Another artist inspired to release a song in opposition to this law is New York City-based electronic artist COSTANZA. Her video for "Just Another Alien" is a recitation of the questions taken from the U.S. DS-156 Immigration Form. Put in this context they seem ominous and threatening.
"I am an alien," says Costanza. "I went through a whole bunch of papers to get my visa. I'm very close emotionally to the immigration issue, not only because I'm an alien in the U.S., but I'm from Italy where we have a lot of big problems with immigration.
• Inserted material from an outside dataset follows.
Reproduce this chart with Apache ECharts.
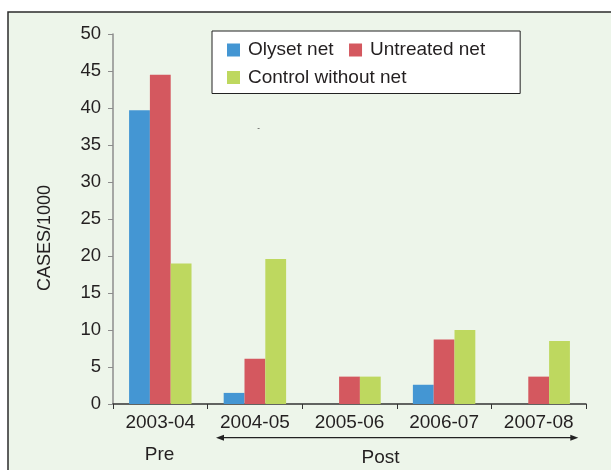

When this law [was passed], I was very touched by it, so I decided to release this video not so much as a protest against the law, but because I feel like we need to speak up."
While there have been vocal opponents to the law, it still definitely has its supporters. "Let there be no doubt that this state has its share of utter lunatics," says the Rialto's McCrary. "Unfortunately, many of them have managed to get elected to the legislature." AJJ's Bonette hates the message all of this sends to the rest of the country. "It's so embarrassing that Arizona has pretty much proved itself to pretty much be the most racist state in the nation," he says.
Costanza is more worried about the spreading of this type of law. "If this thing stays in Arizona, it's bad. But if it comes in other states it will be huge," she says. "It's not something that's just a little law, that any alien can be stopped without papers. It's about privacy, it's about culture. It's an excuse to talk about something bigger. Let's talk about what's going on. The concept of the United States was born on immigration. I'm very little, just an artist in the middle of Brooklyn, but I think the revolutions of culture, especially in civil rights issues, start from the small movements."